'''

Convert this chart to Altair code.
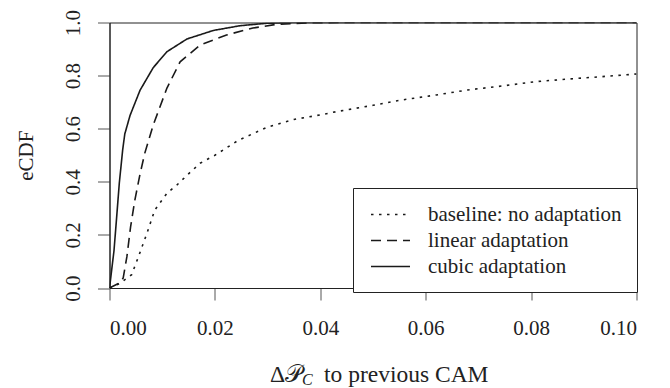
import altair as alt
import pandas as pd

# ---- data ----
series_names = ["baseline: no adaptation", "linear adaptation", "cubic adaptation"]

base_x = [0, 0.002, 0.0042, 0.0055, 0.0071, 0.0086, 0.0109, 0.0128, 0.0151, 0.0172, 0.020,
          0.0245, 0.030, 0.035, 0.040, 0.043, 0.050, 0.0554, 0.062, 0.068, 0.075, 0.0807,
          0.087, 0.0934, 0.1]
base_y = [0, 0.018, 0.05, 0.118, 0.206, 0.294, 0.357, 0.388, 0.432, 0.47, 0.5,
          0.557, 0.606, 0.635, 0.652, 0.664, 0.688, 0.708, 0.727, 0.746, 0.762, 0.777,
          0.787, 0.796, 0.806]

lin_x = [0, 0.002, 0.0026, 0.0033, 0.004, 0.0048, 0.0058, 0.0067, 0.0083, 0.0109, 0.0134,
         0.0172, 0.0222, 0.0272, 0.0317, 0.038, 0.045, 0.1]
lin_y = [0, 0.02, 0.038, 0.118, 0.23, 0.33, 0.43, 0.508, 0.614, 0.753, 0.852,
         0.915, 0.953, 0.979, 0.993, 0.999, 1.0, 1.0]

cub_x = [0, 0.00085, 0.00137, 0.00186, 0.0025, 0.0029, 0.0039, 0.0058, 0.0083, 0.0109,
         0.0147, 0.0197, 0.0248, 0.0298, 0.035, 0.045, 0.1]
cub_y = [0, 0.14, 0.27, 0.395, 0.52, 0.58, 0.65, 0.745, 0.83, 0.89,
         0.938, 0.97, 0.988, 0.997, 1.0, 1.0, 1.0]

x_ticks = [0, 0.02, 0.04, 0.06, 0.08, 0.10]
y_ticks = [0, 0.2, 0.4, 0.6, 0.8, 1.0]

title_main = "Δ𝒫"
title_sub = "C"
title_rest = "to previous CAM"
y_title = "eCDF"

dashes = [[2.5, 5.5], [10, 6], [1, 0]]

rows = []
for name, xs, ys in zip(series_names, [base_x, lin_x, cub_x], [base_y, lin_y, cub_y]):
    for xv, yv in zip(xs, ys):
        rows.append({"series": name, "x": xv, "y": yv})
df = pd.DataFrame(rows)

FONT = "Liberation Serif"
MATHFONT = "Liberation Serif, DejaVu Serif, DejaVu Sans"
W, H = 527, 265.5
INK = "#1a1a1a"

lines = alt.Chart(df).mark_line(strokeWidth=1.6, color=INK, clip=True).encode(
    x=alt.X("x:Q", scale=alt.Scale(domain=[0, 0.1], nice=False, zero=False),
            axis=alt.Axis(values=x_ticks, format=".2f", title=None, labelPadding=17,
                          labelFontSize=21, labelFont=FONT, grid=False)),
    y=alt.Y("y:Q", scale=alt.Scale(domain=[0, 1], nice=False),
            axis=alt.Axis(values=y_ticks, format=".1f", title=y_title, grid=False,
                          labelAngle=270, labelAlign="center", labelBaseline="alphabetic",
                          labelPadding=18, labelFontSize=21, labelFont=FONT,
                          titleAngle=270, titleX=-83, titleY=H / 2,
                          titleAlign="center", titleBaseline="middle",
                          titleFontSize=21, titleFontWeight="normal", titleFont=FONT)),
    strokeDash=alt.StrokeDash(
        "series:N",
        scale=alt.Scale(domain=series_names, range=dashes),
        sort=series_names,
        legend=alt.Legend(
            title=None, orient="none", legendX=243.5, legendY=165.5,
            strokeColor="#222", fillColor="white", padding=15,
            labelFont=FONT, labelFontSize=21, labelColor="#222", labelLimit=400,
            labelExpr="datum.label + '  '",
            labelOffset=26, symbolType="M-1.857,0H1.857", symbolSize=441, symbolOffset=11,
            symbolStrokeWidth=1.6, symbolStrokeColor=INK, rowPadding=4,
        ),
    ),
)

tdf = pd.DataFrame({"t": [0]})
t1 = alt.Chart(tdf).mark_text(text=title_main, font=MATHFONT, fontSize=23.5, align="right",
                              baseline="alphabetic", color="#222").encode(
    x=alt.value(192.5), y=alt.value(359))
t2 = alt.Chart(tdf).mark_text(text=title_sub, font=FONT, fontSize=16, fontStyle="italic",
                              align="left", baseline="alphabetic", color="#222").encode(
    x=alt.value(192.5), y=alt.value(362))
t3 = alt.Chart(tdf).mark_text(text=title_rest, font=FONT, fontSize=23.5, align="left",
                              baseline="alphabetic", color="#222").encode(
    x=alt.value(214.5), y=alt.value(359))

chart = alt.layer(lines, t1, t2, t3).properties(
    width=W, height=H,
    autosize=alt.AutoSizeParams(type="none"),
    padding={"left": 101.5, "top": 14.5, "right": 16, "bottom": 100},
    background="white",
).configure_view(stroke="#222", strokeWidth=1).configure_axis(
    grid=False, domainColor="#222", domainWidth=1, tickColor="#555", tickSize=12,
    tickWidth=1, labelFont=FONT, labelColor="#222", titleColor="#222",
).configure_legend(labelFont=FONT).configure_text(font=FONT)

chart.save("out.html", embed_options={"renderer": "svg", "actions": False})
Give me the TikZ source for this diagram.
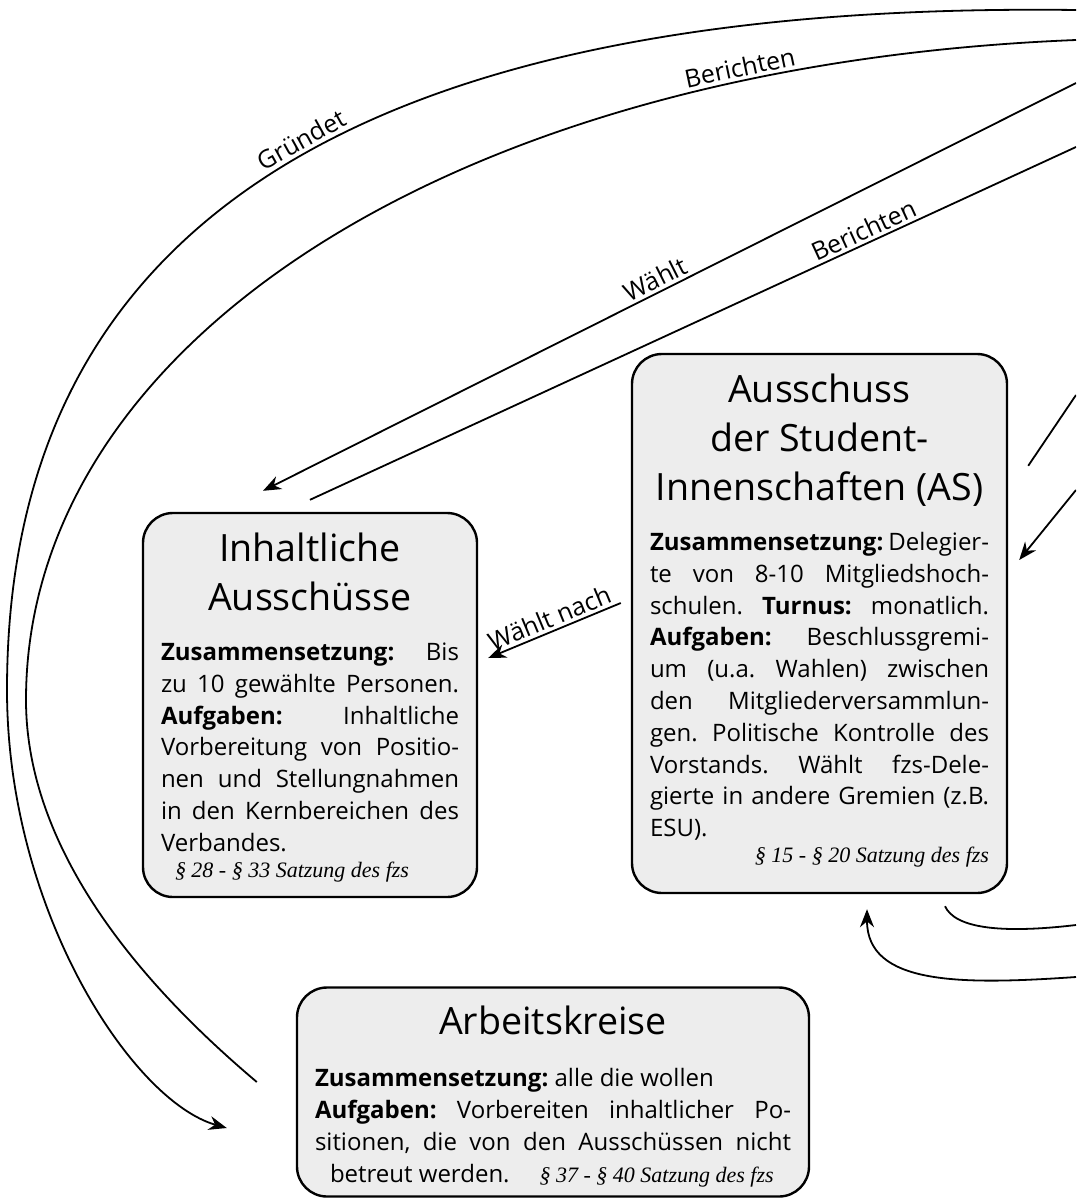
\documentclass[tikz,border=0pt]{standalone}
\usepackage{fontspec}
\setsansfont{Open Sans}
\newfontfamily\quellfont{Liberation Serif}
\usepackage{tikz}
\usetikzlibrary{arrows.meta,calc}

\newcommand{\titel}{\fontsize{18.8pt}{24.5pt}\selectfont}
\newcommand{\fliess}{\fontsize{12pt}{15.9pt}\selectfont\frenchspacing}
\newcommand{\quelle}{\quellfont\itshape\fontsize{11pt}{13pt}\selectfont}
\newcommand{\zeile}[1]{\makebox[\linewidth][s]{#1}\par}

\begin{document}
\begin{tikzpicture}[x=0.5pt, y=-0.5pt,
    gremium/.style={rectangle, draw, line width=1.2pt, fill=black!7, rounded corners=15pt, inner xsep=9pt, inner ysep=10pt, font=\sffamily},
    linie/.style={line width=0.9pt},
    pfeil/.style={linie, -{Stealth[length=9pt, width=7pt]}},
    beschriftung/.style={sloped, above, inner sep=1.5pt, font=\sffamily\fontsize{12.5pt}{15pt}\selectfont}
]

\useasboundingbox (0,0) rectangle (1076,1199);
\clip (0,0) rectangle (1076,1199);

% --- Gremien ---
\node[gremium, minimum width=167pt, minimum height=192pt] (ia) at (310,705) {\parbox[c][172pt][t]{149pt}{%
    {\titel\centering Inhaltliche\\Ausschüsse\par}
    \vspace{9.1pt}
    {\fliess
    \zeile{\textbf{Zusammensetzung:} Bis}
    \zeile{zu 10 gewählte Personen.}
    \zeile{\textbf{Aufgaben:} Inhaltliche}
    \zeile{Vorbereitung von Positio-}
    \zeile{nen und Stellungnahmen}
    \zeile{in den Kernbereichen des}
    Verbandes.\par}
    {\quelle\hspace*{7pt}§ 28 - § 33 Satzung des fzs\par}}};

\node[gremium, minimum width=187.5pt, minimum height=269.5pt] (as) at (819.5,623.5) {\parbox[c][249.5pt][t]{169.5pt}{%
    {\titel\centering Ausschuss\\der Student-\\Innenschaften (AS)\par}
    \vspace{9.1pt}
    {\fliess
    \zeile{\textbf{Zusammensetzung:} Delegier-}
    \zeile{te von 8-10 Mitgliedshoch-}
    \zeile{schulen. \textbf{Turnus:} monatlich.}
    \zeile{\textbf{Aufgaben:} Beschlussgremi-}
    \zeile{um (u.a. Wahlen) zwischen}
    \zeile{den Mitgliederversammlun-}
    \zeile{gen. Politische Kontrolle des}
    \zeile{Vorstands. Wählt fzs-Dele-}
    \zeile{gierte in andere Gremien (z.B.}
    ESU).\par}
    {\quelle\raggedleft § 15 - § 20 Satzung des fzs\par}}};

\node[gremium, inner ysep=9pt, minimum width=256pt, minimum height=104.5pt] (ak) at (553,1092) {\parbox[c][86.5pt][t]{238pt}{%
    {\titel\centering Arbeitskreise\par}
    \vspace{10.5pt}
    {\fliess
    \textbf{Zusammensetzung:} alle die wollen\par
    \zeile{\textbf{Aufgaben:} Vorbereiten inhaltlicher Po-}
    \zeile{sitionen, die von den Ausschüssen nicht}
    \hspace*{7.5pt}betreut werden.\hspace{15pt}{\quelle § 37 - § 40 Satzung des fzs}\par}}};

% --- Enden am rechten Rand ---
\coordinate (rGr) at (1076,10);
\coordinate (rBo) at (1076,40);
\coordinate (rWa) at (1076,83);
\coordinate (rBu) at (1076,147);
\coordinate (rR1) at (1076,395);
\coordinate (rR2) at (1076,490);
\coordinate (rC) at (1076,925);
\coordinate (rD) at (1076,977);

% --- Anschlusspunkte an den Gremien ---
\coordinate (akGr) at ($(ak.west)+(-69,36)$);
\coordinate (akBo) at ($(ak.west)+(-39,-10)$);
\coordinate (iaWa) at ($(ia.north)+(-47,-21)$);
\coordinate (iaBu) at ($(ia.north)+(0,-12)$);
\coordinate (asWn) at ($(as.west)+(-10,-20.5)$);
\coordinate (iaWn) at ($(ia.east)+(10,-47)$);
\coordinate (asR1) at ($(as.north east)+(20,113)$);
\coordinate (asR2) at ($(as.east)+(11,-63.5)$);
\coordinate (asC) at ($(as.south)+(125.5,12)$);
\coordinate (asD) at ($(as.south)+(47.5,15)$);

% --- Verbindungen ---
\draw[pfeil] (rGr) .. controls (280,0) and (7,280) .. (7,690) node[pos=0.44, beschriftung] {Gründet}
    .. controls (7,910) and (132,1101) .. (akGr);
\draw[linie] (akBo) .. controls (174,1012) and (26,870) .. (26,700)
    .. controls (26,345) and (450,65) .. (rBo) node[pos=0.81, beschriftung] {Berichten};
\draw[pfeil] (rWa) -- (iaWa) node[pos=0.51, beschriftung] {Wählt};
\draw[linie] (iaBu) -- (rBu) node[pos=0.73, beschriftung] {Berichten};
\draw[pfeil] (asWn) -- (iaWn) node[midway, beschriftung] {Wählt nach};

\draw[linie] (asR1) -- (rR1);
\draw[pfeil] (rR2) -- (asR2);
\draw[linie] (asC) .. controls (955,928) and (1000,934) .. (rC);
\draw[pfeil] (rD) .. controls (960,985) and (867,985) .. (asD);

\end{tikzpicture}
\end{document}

'''

WHAT THE EXERCISE ASKS:
Please transcribe, word for word, every line from the first line of the records above through the line containing "0.938, 0.97, 0.988, 0.997, 1.0, 1.0, 1.0]", and leave out any pictures.

THE REPLY:
Convert this chart to Altair code.
import altair as alt
import pandas as pd

# ---- data ----
series_names = ["baseline: no adaptation", "linear adaptation", "cubic adaptation"]

base_x = [0, 0.002, 0.0042, 0.0055, 0.0071, 0.0086, 0.0109, 0.0128, 0.0151, 0.0172, 0.020,
          0.0245, 0.030, 0.035, 0.040, 0.043, 0.050, 0.0554, 0.062, 0.068, 0.075, 0.0807,
          0.087, 0.0934, 0.1]
base_y = [0, 0.018, 0.05, 0.118, 0.206, 0.294, 0.357, 0.388, 0.432, 0.47, 0.5,
          0.557, 0.606, 0.635, 0.652, 0.664, 0.688, 0.708, 0.727, 0.746, 0.762, 0.777,
          0.787, 0.796, 0.806]

lin_x = [0, 0.002, 0.0026, 0.0033, 0.004, 0.0048, 0.0058, 0.0067, 0.0083, 0.0109, 0.0134,
         0.0172, 0.0222, 0.0272, 0.0317, 0.038, 0.045, 0.1]
lin_y = [0, 0.02, 0.038, 0.118, 0.23, 0.33, 0.43, 0.508, 0.614, 0.753, 0.852,
         0.915, 0.953, 0.979, 0.993, 0.999, 1.0, 1.0]

cub_x = [0, 0.00085, 0.00137, 0.00186, 0.0025, 0.0029, 0.0039, 0.0058, 0.0083, 0.0109,
         0.0147, 0.0197, 0.0248, 0.0298, 0.035, 0.045, 0.1]
cub_y = [0, 0.14, 0.27, 0.395, 0.52, 0.58, 0.65, 0.745, 0.83, 0.89,
         0.938, 0.97, 0.988, 0.997, 1.0, 1.0, 1.0]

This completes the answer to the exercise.